Last Saturday, 2 February, South Africa took 128 minutes and 29.1 overs to bowl out Pakistan for 49. Dale Steyn took six wickets, conceding eight runs. Shylock would have swooned.
In November, India goes to South Africa to play a three-Test series. When I saw the Pakistan scorecard, I panicked and called up a cricket expert friend. What, I asked in a quivering voice, will happen to India on those fast southern hemisphere pitches?
Because, skittling out Pakistan for 49, though awesome, is only the tip of the iceberg. When one considers that South Africa has now bowled out rival teams thrice for under 50 in the last 14 months, the more appropriate word would be “terrifying”.
Exactly a month before Pakistan’s ignominy, on 2 January, at Newlands, Cape Town, New Zealand were all out for just 45 runs. The butchery took only 100 minutes and 19.2 overs. Vernon Philander claimed five wickets for seven runs.

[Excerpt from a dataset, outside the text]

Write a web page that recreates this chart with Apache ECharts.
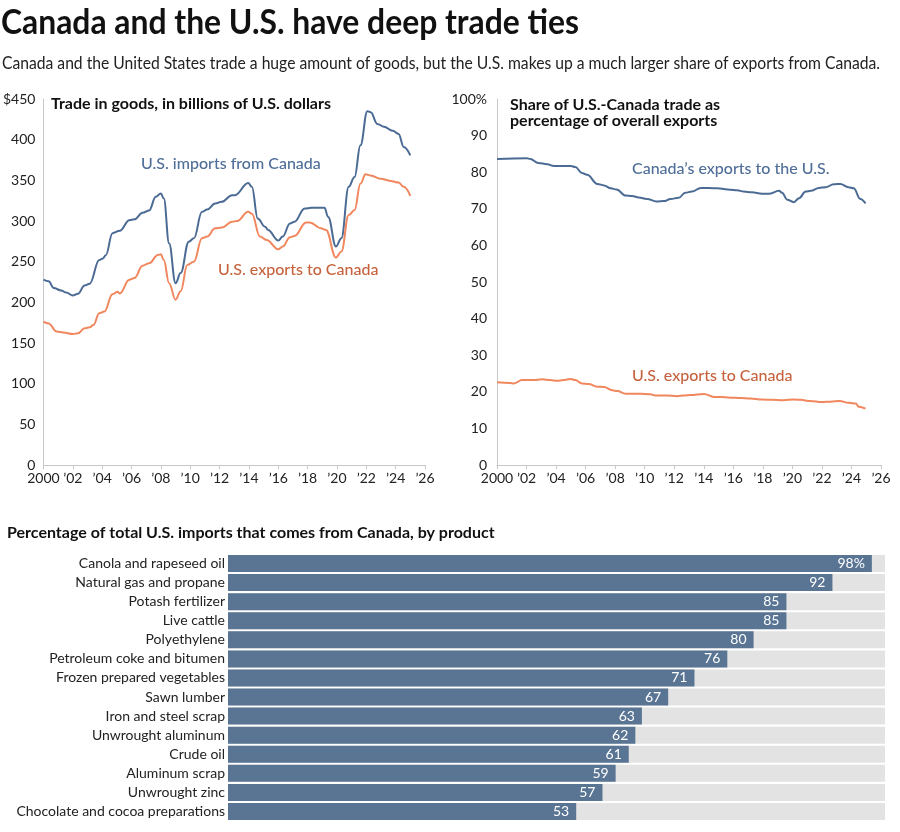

In November 2011, also at Newlands, South Africa did an even quicker job on Australia. Ninetyfive minutes, 18 overs, 47 all out. Philander five for 15.
According to the latest International Cricket Council (ICC) rankings, South Africa is the No 1 Test team in the world. South Africans top all three Test player categories. Hashim Amla is the No. 1 batsman, Steyn the No. 1 bowler, and Jacques Kallis the No. 1 all-rounder. There are three South Africans among the top 10 batsmen, three among the top 10 bowlers, and two in the all-rounder list.
In 63 tests, Steyn has bagged 323 wickets, with 21 five-wicket hauls. Philander has 78 wickets in 14 tests with eight five-wicketers. These are extraordinary statistics (Of course, the most extraordinary fact of all is that in the recent concluded Indian Premier League auction, no team picked up Philander; clearly the team owners know something that we mere mortals don’t ).
And that’s just the bowling part. In November-December last year, after drawing two Tests in Australia, South Africa won the last one at Perth by 309 runs. The 309 is not the point here; Tests have been won by larger margins. What was spectacular was the way South Africa batted in their second innings. They scored 569 at 5.08 runs per over, that is, at a healthy one-dayer rate, with Hashim Amla scoring 196 off 221 balls, and AB De Villiers 169 off 184. It was slaughter.
This was hardly a one-off hi-jinks display. A few months before this, in England, South Africa declared at 637 for two (yes, two) in the Oval Test. Amla was 311 not out, Kallis 182 not out, and captain Graeme Smith had made 131. South Africa won the three-Test series 2-0 and dislodged England from its No 1 position among Test teams.
To go back to statistics again, South Africa has four batsmen with batting averages above or very close to 50: Kallis with 56.48, Amla with 51.94, de Villiers with 49.96, and Smith with 49.15. And of course, Kallis bowls very well, too, thank you, and de Villiers is arguably the best wicketkeeper in the world right now. In fact, while hardly anyone talks about it, it is now almost an undeniable fact that Kallis, with 44 centuries and 288 wickets, is the greatest all-rounder the game has ever seen. Yes, greater than Sir Garry Sobers.
To come back to my panicky phone call. As horrific visions of repeated exterminations of the Indian team rose before my eyes, I was amazed to find that my cricket expert friend was unfazed. Not to worry, he told me. Of course we’ll lose, quite possibly we’ll lose all three Tests, but India will never be all out for less than 50. I asked what the basis of his confidence was. Oh, that’s the way it is with India, he explained, his tone the audio version of a cheerful shrug with raised eyebrows and a smile. Someone always scores some runs. Maybe Gautam Gambhir will score a 53 while no one else reaches double digits. Maybe it’ll be 27 for 5, and Dhoni will come in and score 47 with four sixes. When all seems lost, Ashwin will hit a fluent 40, with Umesh Yadav and Ishant Sharma providing him shaky company. It’s always that way with India.
When you talk about the Indian cricket team, don’t get bogged down in statistics, he advised me, a bit condescendingly, I thought. Sure, go by the numbers when you think of the South Africans, those unblinking cyborgs. But always keep the black swan in mind. South Africa is applied science, India is abstract art. Microprocessor design and Jackson Pollock. When Pollock chucked the first blob of paint on a huge blank canvas, do you think he had a clue what the final painting would end up looking like? That’s what Indian cricket is like. Indian cricket is ineffable. Now I must put the phone down, I need to do my one hour of hatha yoga.
He cut the line, and I googled to find out what “ineffable” means. There are no words for it, it seems.